The Jewish Homophobe

Since I remember reading Merle Miller’s “What it Means to be a Homosexual” in January of 1971 in The New York Times Magazine, I felt a personal connection to Charles Kaiser’s NYRBlog post, “When The New York Times Came Out of the Closet,” which serves as an afterword to the new Penguin release of Miller’s On Being Different: What It Means to Be a Homosexual.” I was particularly struck, however, by Kaiser’s backstory about particularly vocal homophobes at the time Miller’s article appeared. One was the Times own managing editor, A. M. Rosenthal, and the other was Joseph Epstein for his Harper’s article, “The Struggle for Sexual Identity.”

This aspect of Kaiser’s post led me to think back on being a student at the time of the Sexual Revolution. I realized in retrospect that I had encountered a variety of different homophobic stances in the classroom among my teachers, and the most vocal of those stances took place in music classes. I suppose this was understandable, since it was a time when researchers were just beginning to disclose how many members of the pantheon of “great composers” had homosexual experiences, which must have been quite a blow to those teachers who worshipped those idols, rather than concentrating on studying them. I also remember that the most vocal of the homophobes was Jewish; and he often made it a point to identify at least two composers who had not concealed their homosexuality as members of his worst-composer-of-all-time category, as if homosexuality involved a degradation of aesthetics as well as morals.

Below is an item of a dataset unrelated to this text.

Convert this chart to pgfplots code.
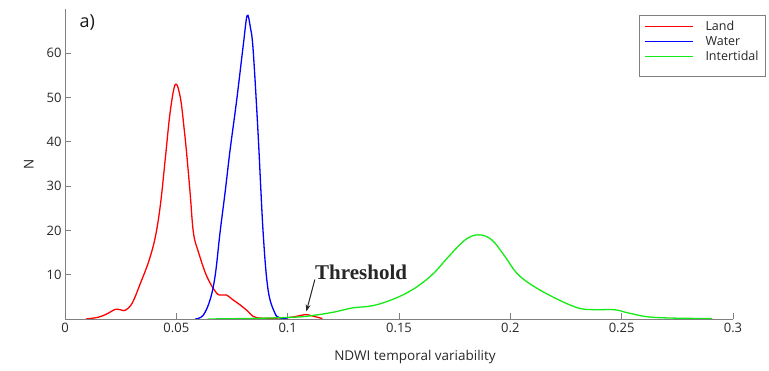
\documentclass[border=0pt]{standalone}
\usepackage{fontspec}
\setmainfont{Open Sans}
\newfontfamily\thr{Liberation Serif}
\usepackage{pgfplots}
\pgfplotsset{compat=1.18}
\usetikzlibrary{arrows.meta}
\definecolor{axgray}{RGB}{128,128,128}
\definecolor{txt}{RGB}{40,40,40}
\definecolor{landred}{RGB}{255,0,0}
\definecolor{waterblue}{RGB}{0,0,255}
\definecolor{intgreen}{RGB}{20,235,20}
\begin{document}
\begin{tikzpicture}[x=1pt,y=1pt]
\begin{axis}[
  at={(0,0)}, anchor=south west,
  scale only axis, width=668pt, height=310pt,
  xmin=0, xmax=0.3, ymin=0, ymax=70,
  axis lines*=left,
  axis line style={axgray, line width=0.8pt},
  tick align=inside,
  major tick length=6pt,
  tick style={axgray, line width=0.8pt},
  xtick={0,0.05,0.1,0.15,0.2,0.25,0.3},
  xticklabels={0,0.05,0.1,0.15,0.2,0.25,0.3},
  ytick={10,20,30,40,50,60},
  /pgf/number format/assume math mode=true,
  tick label style={font=\fontsize{13}{15}\selectfont, text=txt},
  xticklabel style={yshift=-1pt},
  xlabel={NDWI temporal variability},
  ylabel={N},
  label style={font=\fontsize{13.5}{15}\selectfont, text=txt},
  xlabel style={yshift=-10pt, xshift=16pt},
  ylabel style={yshift=6pt},
  legend style={at={(rel axis cs:0.859,0.981)}, anchor=north west, draw=axgray, line width=0.8pt,
    font=\fontsize{12.5}{15}\selectfont, text=txt, inner xsep=5pt, inner ysep=4pt,
    legend cell align=left, row sep=0pt,
    /tikz/every odd column/.append style={column sep=10pt}},
  legend image code/.code={\draw[#1, line width=1.3pt] (0pt,0pt) -- (48pt,0pt);},
  every axis plot/.append style={line width=1.3pt, smooth, tension=0.6},
]
\addplot[landred] coordinates {
(0.0094,0) (0.015,0.4) (0.019,1.2) (0.0228,2.2) (0.0255,2.0) (0.0272,2.0) (0.0302,3.6)
(0.0339,8.1) (0.0376,13) (0.0406,18.6) (0.0429,26) (0.0451,36.5) (0.0473,47) (0.0496,53)
(0.0518,50) (0.0535,43) (0.0548,36.5) (0.0562,28.4) (0.0577,19.4) (0.060,15) (0.0637,9.6)
(0.068,5.9) (0.0705,5.4) (0.0726,5.4) (0.0755,4.3) (0.0786,3.2) (0.082,1.8) (0.0845,0.6)
(0.088,0.2) (0.095,0.2) (0.100,0.3) (0.104,0.6) (0.108,1.0) (0.111,0.7) (0.1156,0.1)
};
\addlegendentry{Land}
\addplot[waterblue] coordinates {
(0.0585,0) (0.062,0.8) (0.0652,4.4) (0.0675,10) (0.0696,19.4) (0.072,29) (0.0741,38)
(0.0771,49.4) (0.0801,62) (0.0818,68.5) (0.0832,66) (0.0845,60.7) (0.0867,42) (0.089,19.4)
(0.0912,6.6) (0.0942,1.4) (0.0964,0.3) (0.1,0)
};
\addlegendentry{Water}
\addplot[intgreen] coordinates {
(0.064,0) (0.08,0.1) (0.09,0.2) (0.1,0.35) (0.1083,0.6) (0.1202,1.5) (0.1291,2.5)
(0.1381,3.0) (0.147,4.4) (0.156,6.6) (0.1649,10) (0.1723,14.1) (0.1798,17.9) (0.1857,19)
(0.1916,17.9) (0.1976,14.1) (0.2028,10.4) (0.2095,7.7) (0.22,4.75) (0.2304,2.5)
(0.2378,2.1) (0.2467,2.1) (0.2527,1.4) (0.2616,0.5) (0.2735,0.2) (0.2906,0.1)
};
\addlegendentry{Intertidal}
\addlegendimage{empty legend}
\addlegendentry{\rule{0pt}{3pt}}
\node[font=\thr\bfseries\fontsize{21}{23}\selectfont, text=black!85] at (axis cs:0.133,10.45) {Threshold};
\draw[-{Stealth[length=7pt,width=5pt]}, line width=1pt, black!85] (axis cs:0.1122,8.9) -- (axis cs:0.1084,1.7);
\node[anchor=west, font=\fontsize{18}{20}\selectfont, text=black!90] at (rel axis cs:0.0165,0.955) {a)};
\end{axis}
\path[use as bounding box] (-65,-52) rectangle (704,319);
\end{tikzpicture}
\end{document}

In retrospect I am inclined to call this an instance of the nice-Jewish-boy syndrome. This was a time when the old “nice Jewish boys” concentrated on excelling in intellect and keeping a low profile in everything else, while the younger ones (one of whom showed up in the last season of Mad Men) rejected that whole low-profile attitude. Why was there a generational shift? My conjecture is that the older generation lived with vivid memories of the Holocaust and saw the low profile as a necessary survival tactic, while the following generation as more detached from Hitler’s anti-Semitic nightmare.

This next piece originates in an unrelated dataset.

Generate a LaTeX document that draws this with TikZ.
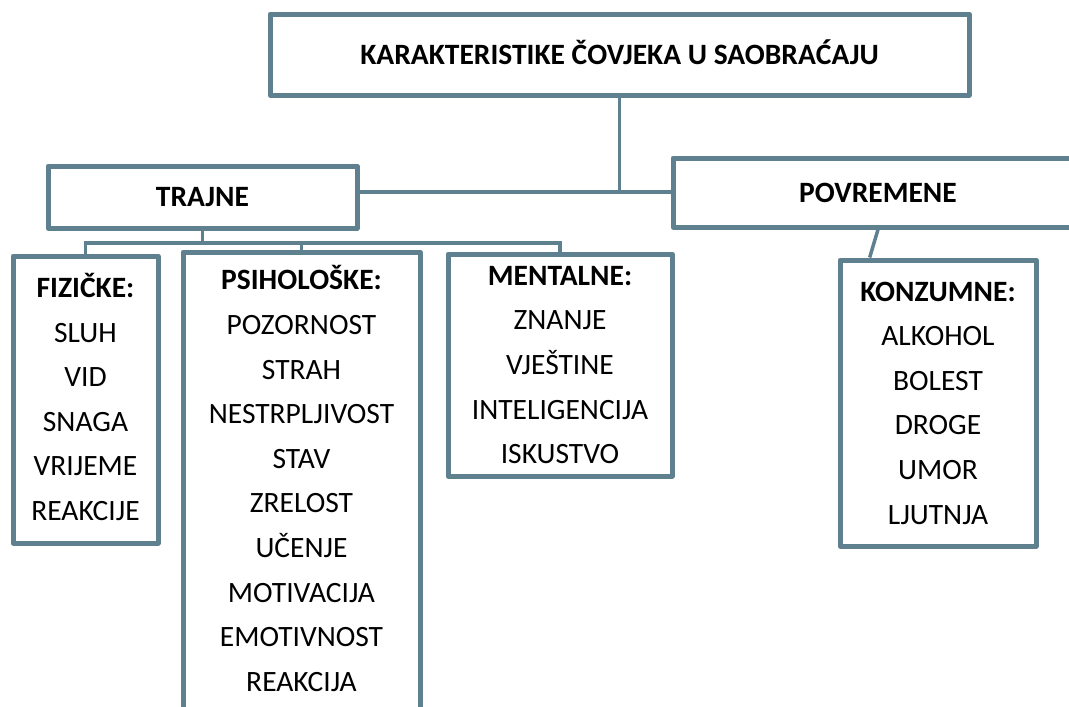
\documentclass[tikz,border=0pt]{standalone}
\usepackage{fontspec}
\setmainfont{Carlito}
\usepackage{tikz}
\usetikzlibrary{calc}
\definecolor{okvirPlava}{RGB}{95,128,143}
\tikzset{
  okvir/.style={draw=okvirPlava, line width=5pt, fill=white, align=center,
    inner sep=0pt, line join=round, font=\fontsize{29.5}{44.6}\selectfont},
  glavni/.style={okvir, font=\fontsize{29.5}{44.6}\selectfont\bfseries},
  spoj/.style={draw=okvirPlava, line width=3.5pt}
}

\begin{document}
\begin{tikzpicture}[x=1pt, y=-1pt]
  \useasboundingbox (0,0) rectangle (1069,707);
  \clip (0,0) rectangle (1069,707);

  % glavni okviri
  \node[glavni, minimum width=699pt, minimum height=81pt] (naslov) at (619.5,54.5)
    {KARAKTERISTIKE \smash{Č}OVJEKA U SAOBRA\smash{Ć}AJU};
  \node[glavni, minimum width=309pt, minimum height=62pt] (trajne) at (202.5,197) {TRAJNE};
  \node[glavni, minimum width=410pt, minimum height=69pt] (povremene) at (878,192.5) {POVREMENE};

  % podgrupe
  \node[okvir, minimum width=145pt, minimum height=287pt] (fizicke) at (85.5,399.5)
    {\textbf{FIZI\smash{Č}KE:}\\SLUH\\VID\\SNAGA\\VRIJEME\\REAKCIJE};
  \node[okvir, minimum width=237pt, minimum height=458pt] (psiholoske) at (301.5,481)
    {\textbf{PSIHOLO\smash{Š}KE:}\\POZORNOST\\STRAH\\NESTRPLJIVOST\\STAV\\ZRELOST\\UČENJE\\MOTIVACIJA\\EMOTIVNOST\\REAKCIJA};
  \node[okvir, minimum width=224pt, minimum height=222pt] (mentalne) at (560,365)
    {\textbf{MENTALNE:}\\ZNANJE\\VJEŠTINE\\INTELIGENCIJA\\ISKUSTVO};
  \node[okvir, minimum width=196pt, minimum height=286pt] (konzumne) at (938,403)
    {\textbf{KONZUMNE:}\\ALKOHOL\\BOLEST\\DROGE\\UMOR\\LJUTNJA};

  % veze
  \coordinate (cvor) at (naslov.south |- 0,192);
  \coordinate (grana) at (0,243);
  \draw[spoj] (naslov.south) -- (cvor) -- (povremene.west |- cvor);
  \draw[spoj] (cvor) -- (trajne.east |- cvor);
  \draw[spoj] (trajne.south) -- (trajne.south |- grana);
  \draw[spoj] (fizicke.north) -- (fizicke.north |- grana) -- (mentalne.north |- grana) -- (mentalne.north);
  \draw[spoj] (psiholoske.north) -- (psiholoske.north |- grana);
  \draw[spoj] (povremene.south) -- ($(konzumne.north west)!0.16!(konzumne.north east)$);
\end{tikzpicture}
\end{document}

I was teaching in Israel during the 1972 Presidential election. Just about every Israeli I met opposed George McGovern, because he wanted to declare Jerusalem an international city. I therefore wore a McGovern button with a certain amount of pride, not to mention an excuse for declaring my suspicions about Richard Nixon. I was once confronted by an Israeli who asked what I would do if the President of the United States decided to persecute Jews. I replied that, if the Federal Government wanted to get me, they would probably come up with reasons a lot better than my religion to do so!

Like most Jews I have a lot of respect for those who endured the Holocaust. However, I also believe that a generational shift has taken place and that keeping a low profile about your beliefs is a thing of the past. Of course I now live in a City whose culture embraces just about every imaginable form of tolerance. I am practical enough to recognize that there are many corners of the world, including in my own country, in which discretion is not merely the better part of valor but a necessity for survival.